Mi padre retaba de ese modo al destino con el propósito y la esperanza de recabar información directa sobre lo que se estaba horneando en las dos orillas del Estrecho. El general Francisco Franco, futuro caudillo de la España Nacional (curiosa redundancia), había volado desde Canarias hasta Melilla para capitanear la sublevación castrense que la víspera se había producido en esa plaza de soberanía sujeta hoy a revisión por la incompetencia de un Gobierno parricida y la inteligencia de un déspota con chilaba.
Es de suponer que yo, que tenía ya algo más de seis meses de vida (ésta empieza cuando el espermatozoo fecunda el óvulo, por eso el aborto es un homicidio), escuché y acusé en mi incipiente conciencia el redoble de angustia sufrida aquella mañana por mi madre.
Pero dejemos eso…
Mi padre no reapareció nunca. Su cadáver sigue perdido en cualquier fosa anónima de las muchas que dejó tras de sí la guerra.
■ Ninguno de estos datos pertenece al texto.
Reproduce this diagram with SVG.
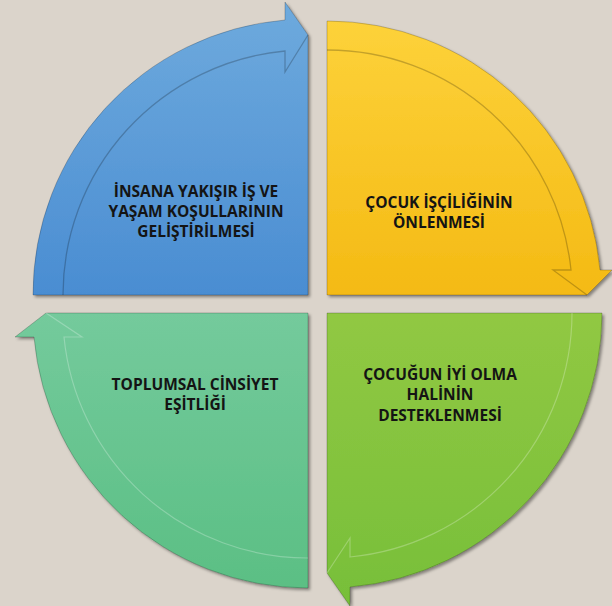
<svg xmlns="http://www.w3.org/2000/svg" width="612" height="606" viewBox="0 0 612 606">
<defs>
<linearGradient id="gBlue" x1="0" y1="0" x2="0" y2="1"><stop offset="0" stop-color="#6eaadd"/><stop offset="1" stop-color="#4a8dd2"/></linearGradient>
<linearGradient id="gYellow" x1="0" y1="0" x2="0" y2="1"><stop offset="0" stop-color="#fdd23a"/><stop offset="1" stop-color="#f4ba14"/></linearGradient>
<linearGradient id="gTeal" x1="0" y1="0" x2="0" y2="1"><stop offset="0" stop-color="#74ca9c"/><stop offset="1" stop-color="#5bbf84"/></linearGradient>
<linearGradient id="gLime" x1="0" y1="0" x2="0" y2="1"><stop offset="0" stop-color="#91c843"/><stop offset="1" stop-color="#77bf39"/></linearGradient>
<filter id="sh" x="-10%" y="-10%" width="120%" height="120%"><feDropShadow dx="2" dy="2" stdDeviation="1.5" flood-color="#000" flood-opacity="0.4"/></filter>
</defs>
<style>
.shape{stroke:rgba(0,0,0,0.25);stroke-width:0.8;filter:url(#sh)}
.inner{fill:none;stroke:rgba(0,0,0,0.22);stroke-width:1.3}
.inner.faint{stroke:rgba(255,255,255,0.25);stroke-width:1.2}
.lbl{font-family:"Open Sans","Liberation Sans",sans-serif;font-weight:bold;font-size:15.5px;fill:#141414;text-anchor:middle}
</style>
<rect width="612" height="606" fill="#dbd4cb"/>
<g id="node-blue">
<path class="shape" fill="url(#gBlue)" d="M308,295 L33,295 A275,275 0 0 1 285,20 L285,2 L308,35 Z"/>
<path class="inner" d="M63,295 A245,245 0 0 1 285,51 L285,72 L308,35"/>
<text class="lbl" x="196" y="197">İNSANA YAKIŞIR İŞ VE</text>
<text class="lbl" x="196" y="217">YAŞAM KOŞULLARININ</text>
<text class="lbl" x="196" y="237">GELİŞTİRİLMESİ</text>
</g>
<g id="node-yellow">
<path class="shape" fill="url(#gYellow)" d="M327,295 L327,21 A274,274 0 0 1 600,270 L612,270 L587,295 Z"/>
<path class="inner" d="M327,50 A245,245 0 0 1 571,270 L553,270 L587,295"/>
<text class="lbl" x="439" y="208">ÇOCUK İŞÇİLİĞİNİN</text>
<text class="lbl" x="439" y="228">ÖNLENMESİ</text>
</g>
<g id="node-lime">
<path class="shape" fill="url(#gLime)" d="M327,313 L602,313 A275,275 0 0 1 350,587 L350,606 L327,573 Z"/>
<path class="inner faint" d="M572,313 A245,245 0 0 1 350,557 L350,538 L327,573"/>
<text class="lbl" x="440" y="380">ÇOCUĞUN İYİ OLMA</text>
<text class="lbl" x="440" y="400">HALİNİN</text>
<text class="lbl" x="440" y="420.5">DESTEKLENMESİ</text>
</g>
<g id="node-teal">
<path class="shape" fill="url(#gTeal)" d="M308,313 L308,588 A275,275 0 0 1 34,337 L15,337 L46,313 Z"/>
<path class="inner faint" d="M308,558 A245,245 0 0 1 64,337 L82,337 L46,313"/>
<text class="lbl" x="195" y="390">TOPLUMSAL CİNSİYET</text>
<text class="lbl" x="195" y="410">EŞİTLİĞİ</text>
</g>
<g id="connectors"/>
</svg>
Hoy, nada más despertarme, colgué este tuit en mi cuenta: «18 de julio… Una fecha crucial. Nadie debería permanecer indiferente en lo relativo a ella. Yo no lo estoy. A mia padre le costó la vida; a José Antonio también. Las dos Españas. Una maldición. Lean mi novela “Muertes paralelas” (Premio Fernando Lara, Planeta). Buenos días».
Luego, unos minutos más tarde, añadí un segundo tuit: «Hoy se llenan de falsedades, entreveradas con algunas verdades, los medios de comunicación, las redes sociales, las tertulias, las conversaciones… Sólo pueden opinar, a mi juicio, con conocimiento de causa y, por ello, veracidad quienes nacieron, grosso modo, antes de 1960».
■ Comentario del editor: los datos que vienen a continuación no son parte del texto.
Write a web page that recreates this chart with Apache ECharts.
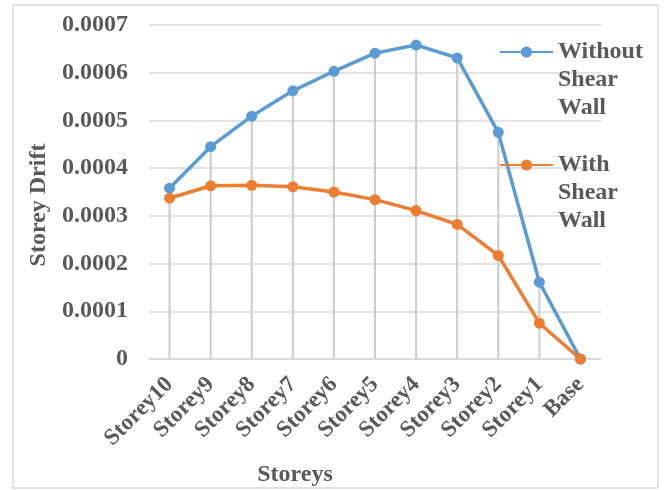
<!DOCTYPE html>
<html>
<head>
<meta charset="utf-8">
<script src="https://cdn.jsdelivr.net/npm/echarts@6/dist/echarts.min.js"></script>
<style>
  html, body { margin: 0; padding: 0; background: #fff; }
  #chart { width: 664px; height: 490px; }
</style>
</head>
<body>
<div id="chart"></div>
<script>
// 横轴
let storeys = ['Storey10', 'Storey9', 'Storey8', 'Storey7', 'Storey6', 'Storey5', 'Storey4', 'Storey3', 'Storey2', 'Storey1', 'Base']
// 纵轴
let withoutShearWall = [0.000358, 0.000445, 0.000509, 0.000562, 0.000603, 0.000641, 0.000658, 0.000631, 0.000475, 0.000161, 0]
let withShearWall = [0.000337, 0.000363, 0.000364, 0.000361, 0.000350, 0.000334, 0.000311, 0.000282, 0.000217, 0.000075, 0]
let yTicks = [0, 0.0001, 0.0002, 0.0003, 0.0004, 0.0005, 0.0006, 0.0007]

// drop lines go from the higher point down to the axis
let dropLines = withoutShearWall.map((v, i) => Math.max(v, withShearWall[i]))

const textColor = '#595959'
const fontFamily = '"Liberation Serif", "Times New Roman", serif'

let chart = echarts.init(document.getElementById('chart'))

function legendItem(name, top) {
  return {
    data: [name],
    orient: 'vertical',
    left: 499,
    top: top,
    padding: 0,
    itemWidth: 53,
    itemHeight: 14,
    selectedMode: false,
    // two empty lines first so the icon sits on the first word
    formatter: n => '\n\n' + n.split(' ').join('\n'),
    textStyle: {
      color: textColor,
      fontFamily: fontFamily,
      fontWeight: 'bold',
      fontSize: 24,
      lineHeight: 28
    }
  }
}

chart.setOption({
  animation: false,
  color: ['#5B9BD5', '#ED7D31'],
  graphic: [{
    type: 'rect',
    shape: { x: 13, y: 5, width: 645, height: 483 },
    style: { fill: 'none', stroke: '#d9d9d9', lineWidth: 1.5 },
    silent: true
  }],
  legend: [
    legendItem('Without Shear Wall', -18),
    legendItem('With Shear Wall', 95)
  ],
  grid: { left: 149, right: 63, top: 25, bottom: 131, outerBoundsMode: 'none' },
  xAxis: {
    type: 'category',
    data: storeys,
    boundaryGap: true,
    name: 'Storeys',
    nameLocation: 'middle',
    nameGap: 104,
    nameTextStyle: {
      color: textColor,
      fontFamily: fontFamily,
      fontWeight: 'bold',
      fontSize: 24,
      padding: [0, 160, 0, 0]
    },
    axisLine: { lineStyle: { color: '#d9d9d9', width: 1.5 } },
    axisTick: { show: false },
    splitLine: { show: false },
    axisLabel: {
      rotate: 45,
      margin: 22,
      interval: 0,
      color: textColor,
      fontFamily: fontFamily,
      fontWeight: 'bold',
      fontSize: 23
    }
  },
  yAxis: {
    type: 'value',
    min: 0,
    max: 0.0007,
    interval: 0.0001,
    name: 'Storey Drift',
    nameLocation: 'middle',
    nameGap: 97,
    nameTextStyle: {
      color: textColor,
      fontFamily: fontFamily,
      fontWeight: 'bold',
      fontSize: 24,
      padding: [0, 26, 0, 0]
    },
    axisLine: { show: false },
    axisTick: { show: false },
    splitLine: { lineStyle: { color: '#d9d9d9', width: 1.5 } },
    axisLabel: {
      margin: 21,
      color: textColor,
      fontFamily: fontFamily,
      fontWeight: 'bold',
      fontSize: 24,
      formatter: v => {
        let hit = yTicks.find(t => Math.abs(t - v) < 1e-9)
        return hit === 0 ? '0' : hit.toFixed(4)
      }
    }
  },
  series: [
    {
      name: 'drop',
      type: 'bar',
      data: dropLines,
      barWidth: 2,
      barGap: '-100%',
      itemStyle: { color: '#cccccc' },
      silent: true,
      z: 1
    },
    {
      name: 'Without Shear Wall',
      type: 'line',
      data: withoutShearWall,
      symbol: 'circle',
      symbolSize: 11,
      lineStyle: { width: 3.5 },
      z: 3
    },
    {
      name: 'With Shear Wall',
      type: 'line',
      data: withShearWall,
      symbol: 'circle',
      symbolSize: 11,
      lineStyle: { width: 3.5 },
      z: 4
    }
  ]
})
window.addEventListener('resize', () => { chart.resize() })
</script>
</body>
</html>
Y aún llegaría un tercer tuit reconociendo que el segundo era discutible y, quizá, injusto, pero en el que aclaraba que yo sólo doy credibilidad absoluta a las opiniones respaldadas por la verificación directa y no por lo que me cuentan quienes carecen de ella.
Opiniones, he dicho. No interpretaciones ni informaciones. Por supuesto que todo el mundo, incluyendo a los nacidos después de 1960, tiene derecho a opinar, pero su opinión será, en líneas generales, la de quienes se lo han contado o, bona fide o con mala fe, lo han historiado.
Es obvio que en esos tuits me estaba mordiendo la lengua para no incurrir en las iras de la Ley de Memoria Democrática, que no sirve a los intereses de la reparación y la reconciliación, sino a los del permanente enfrentamiento y hostigamiento.
Trincheras y más trincheras.
Concluyo ya y lo hago con una cita de Antonio Machado. Es muy conocida. Alude al busto que le dedicó el escultor Emiliano Barral y dice: «Y, so el arco de mi cejo, / dos ojos de un ver lejano, / que yo quisiera tener / como están en tu escultura: / cavados en piedra dura, / en piedra, para no ver» (1922).
Lo dicho: lean, si tienen voluntad, ganas y tiempo, mi novela «Muertes paralelas». Salió en 2006, pero podría haberla escrito hoy. La guerra no ha terminado.
¡José Antonio! ¡Presente! ¡Fernando Sánchez Monreal! ¡Presente!